The primary application domain is computational immunology, where accurate MHC-peptide specificity prediction is essential for designing T cell vaccines, identifying neoantigen candidates in cancer immunotherapy, and understanding which peptides from a pathogen are immunogenic in a given patient's HLA background. Researchers in neoantigen pipelines for cancer genomics can use alphafold_finetune as an additional structural filter to complement sequence-based MHC predictors like NetMHCpan, potentially improving precision when selecting candidates for experimental validation. In fundamental structural immunology, the model enables rapid hypothesis testing about how specific amino acid changes in a peptide or MHC allele alter binding geometry. For researchers studying cellular signaling, the PDZ and SH3 domain fine-tuning results suggest that alphafold_finetune can improve binding predictions for any system where a curated structural dataset of peptide-protein complexes is available, opening its use to domains far beyond immunology.

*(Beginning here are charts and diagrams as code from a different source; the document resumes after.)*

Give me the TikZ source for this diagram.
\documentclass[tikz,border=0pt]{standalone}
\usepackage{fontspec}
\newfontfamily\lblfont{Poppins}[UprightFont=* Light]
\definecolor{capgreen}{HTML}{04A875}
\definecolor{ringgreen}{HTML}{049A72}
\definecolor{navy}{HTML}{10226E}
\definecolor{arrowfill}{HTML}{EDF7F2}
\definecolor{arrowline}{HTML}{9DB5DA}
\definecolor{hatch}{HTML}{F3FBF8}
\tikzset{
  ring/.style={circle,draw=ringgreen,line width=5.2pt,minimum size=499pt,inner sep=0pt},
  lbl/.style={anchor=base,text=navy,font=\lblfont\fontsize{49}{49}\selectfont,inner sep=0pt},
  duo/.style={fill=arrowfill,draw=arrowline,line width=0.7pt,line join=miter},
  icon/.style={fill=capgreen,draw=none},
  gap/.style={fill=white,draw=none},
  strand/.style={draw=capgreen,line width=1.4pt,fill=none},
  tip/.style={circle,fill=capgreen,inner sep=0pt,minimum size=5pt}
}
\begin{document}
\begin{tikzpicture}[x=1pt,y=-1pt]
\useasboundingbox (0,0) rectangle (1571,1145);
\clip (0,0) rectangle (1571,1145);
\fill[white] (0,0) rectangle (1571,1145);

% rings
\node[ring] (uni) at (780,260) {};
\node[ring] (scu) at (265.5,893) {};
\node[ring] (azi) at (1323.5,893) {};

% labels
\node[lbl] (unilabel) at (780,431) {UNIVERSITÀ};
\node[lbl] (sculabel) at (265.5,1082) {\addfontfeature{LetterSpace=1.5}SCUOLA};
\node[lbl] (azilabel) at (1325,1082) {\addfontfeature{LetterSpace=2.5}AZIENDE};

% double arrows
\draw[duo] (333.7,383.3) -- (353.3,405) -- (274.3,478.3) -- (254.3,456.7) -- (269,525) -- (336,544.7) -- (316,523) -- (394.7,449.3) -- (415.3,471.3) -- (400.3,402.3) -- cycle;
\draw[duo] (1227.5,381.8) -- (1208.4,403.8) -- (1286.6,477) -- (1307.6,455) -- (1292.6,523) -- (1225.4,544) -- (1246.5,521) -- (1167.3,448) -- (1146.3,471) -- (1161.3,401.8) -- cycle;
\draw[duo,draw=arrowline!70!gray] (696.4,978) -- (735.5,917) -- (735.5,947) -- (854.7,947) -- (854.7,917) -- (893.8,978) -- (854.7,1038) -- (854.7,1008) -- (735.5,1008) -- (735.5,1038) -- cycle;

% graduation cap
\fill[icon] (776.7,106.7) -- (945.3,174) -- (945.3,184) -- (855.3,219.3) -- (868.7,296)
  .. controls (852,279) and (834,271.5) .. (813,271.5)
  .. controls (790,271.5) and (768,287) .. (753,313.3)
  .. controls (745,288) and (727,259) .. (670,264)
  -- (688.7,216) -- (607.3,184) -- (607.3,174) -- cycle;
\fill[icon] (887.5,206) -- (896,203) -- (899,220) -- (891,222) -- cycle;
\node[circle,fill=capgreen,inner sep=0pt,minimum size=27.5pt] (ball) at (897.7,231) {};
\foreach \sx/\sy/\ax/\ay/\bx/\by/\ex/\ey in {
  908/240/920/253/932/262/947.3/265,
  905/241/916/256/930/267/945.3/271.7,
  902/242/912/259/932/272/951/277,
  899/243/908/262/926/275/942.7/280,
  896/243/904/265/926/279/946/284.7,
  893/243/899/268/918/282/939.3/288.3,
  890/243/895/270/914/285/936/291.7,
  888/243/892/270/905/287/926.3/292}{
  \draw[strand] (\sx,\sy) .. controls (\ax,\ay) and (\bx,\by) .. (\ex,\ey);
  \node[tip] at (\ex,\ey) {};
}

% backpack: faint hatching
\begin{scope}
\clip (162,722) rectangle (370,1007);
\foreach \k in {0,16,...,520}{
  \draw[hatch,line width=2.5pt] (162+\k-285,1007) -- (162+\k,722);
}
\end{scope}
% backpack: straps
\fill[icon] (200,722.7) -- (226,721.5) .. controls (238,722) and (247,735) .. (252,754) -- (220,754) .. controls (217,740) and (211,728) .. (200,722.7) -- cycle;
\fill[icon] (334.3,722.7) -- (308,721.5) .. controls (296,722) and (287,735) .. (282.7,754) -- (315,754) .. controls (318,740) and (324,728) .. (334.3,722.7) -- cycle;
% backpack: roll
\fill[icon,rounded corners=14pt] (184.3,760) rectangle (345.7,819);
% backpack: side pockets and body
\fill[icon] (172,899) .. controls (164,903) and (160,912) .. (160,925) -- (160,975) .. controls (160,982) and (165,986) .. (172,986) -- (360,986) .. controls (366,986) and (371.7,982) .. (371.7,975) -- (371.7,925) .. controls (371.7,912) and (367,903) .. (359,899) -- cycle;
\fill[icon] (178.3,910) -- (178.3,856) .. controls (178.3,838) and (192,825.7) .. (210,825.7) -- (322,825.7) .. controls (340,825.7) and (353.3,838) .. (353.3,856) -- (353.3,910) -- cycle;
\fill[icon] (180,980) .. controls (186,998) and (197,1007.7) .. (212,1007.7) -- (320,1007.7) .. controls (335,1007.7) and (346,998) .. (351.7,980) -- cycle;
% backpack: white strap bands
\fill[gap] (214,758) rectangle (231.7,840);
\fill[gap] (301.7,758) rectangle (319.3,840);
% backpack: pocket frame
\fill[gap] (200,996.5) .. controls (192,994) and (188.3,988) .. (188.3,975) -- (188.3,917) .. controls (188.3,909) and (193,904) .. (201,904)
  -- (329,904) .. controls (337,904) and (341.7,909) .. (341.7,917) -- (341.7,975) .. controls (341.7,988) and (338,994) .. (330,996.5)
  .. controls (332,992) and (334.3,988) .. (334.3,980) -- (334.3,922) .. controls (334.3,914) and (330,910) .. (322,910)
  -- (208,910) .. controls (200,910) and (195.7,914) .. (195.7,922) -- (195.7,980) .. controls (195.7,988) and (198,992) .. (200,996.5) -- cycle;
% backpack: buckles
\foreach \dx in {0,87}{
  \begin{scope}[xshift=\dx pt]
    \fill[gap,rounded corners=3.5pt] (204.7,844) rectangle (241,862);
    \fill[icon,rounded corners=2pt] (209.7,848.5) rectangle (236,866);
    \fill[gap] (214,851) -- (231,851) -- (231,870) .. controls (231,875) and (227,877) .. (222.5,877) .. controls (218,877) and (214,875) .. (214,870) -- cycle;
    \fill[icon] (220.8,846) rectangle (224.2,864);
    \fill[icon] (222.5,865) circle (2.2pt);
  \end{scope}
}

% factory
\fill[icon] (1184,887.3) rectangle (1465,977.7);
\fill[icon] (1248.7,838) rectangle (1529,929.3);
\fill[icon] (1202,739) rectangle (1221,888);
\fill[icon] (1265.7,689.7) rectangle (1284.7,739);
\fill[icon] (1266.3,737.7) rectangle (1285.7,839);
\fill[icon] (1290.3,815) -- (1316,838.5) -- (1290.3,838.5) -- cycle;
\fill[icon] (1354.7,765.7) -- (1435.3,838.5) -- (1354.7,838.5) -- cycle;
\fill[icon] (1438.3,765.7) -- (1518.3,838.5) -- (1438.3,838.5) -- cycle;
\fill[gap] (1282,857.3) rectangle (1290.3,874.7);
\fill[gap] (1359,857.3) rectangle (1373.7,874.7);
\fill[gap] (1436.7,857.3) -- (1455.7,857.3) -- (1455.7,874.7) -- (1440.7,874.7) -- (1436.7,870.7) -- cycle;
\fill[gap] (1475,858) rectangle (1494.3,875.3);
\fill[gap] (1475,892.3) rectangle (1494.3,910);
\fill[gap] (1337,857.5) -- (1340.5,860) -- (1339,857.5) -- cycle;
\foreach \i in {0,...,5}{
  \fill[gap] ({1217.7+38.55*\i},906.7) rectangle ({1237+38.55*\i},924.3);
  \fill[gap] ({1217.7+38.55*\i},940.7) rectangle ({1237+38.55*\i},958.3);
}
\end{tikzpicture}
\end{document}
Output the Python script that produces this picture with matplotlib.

alphafold_finetune established one of the earliest demonstrations that AlphaFold 2's pretrained representations could be systematically improved for a specialized structural biology task through fine-tuning on domain-specific data, a paradigm that has since become a productive research direction. The work predated several subsequent AlphaFold fine-tuning efforts and provided a clear methodological template for how to construct training data, define fine-tuning objectives, and evaluate generalization for peptide-binding systems. The Fred Hutchinson Cancer Center released the code and Colab pipeline openly, enabling immediate uptake by the immunoinformatics community. A notable limitation is that the model inherits AlphaFold's computational requirements — each peptide-MHC prediction requires a full AlphaFold inference pass — making exhaustive screening of large peptide libraries computationally expensive compared to lightweight sequence-based predictors. Nonetheless, for cases where high structural accuracy is needed or where sequence-based methods give ambiguous results, alphafold_finetune provides a valuable complementary approach.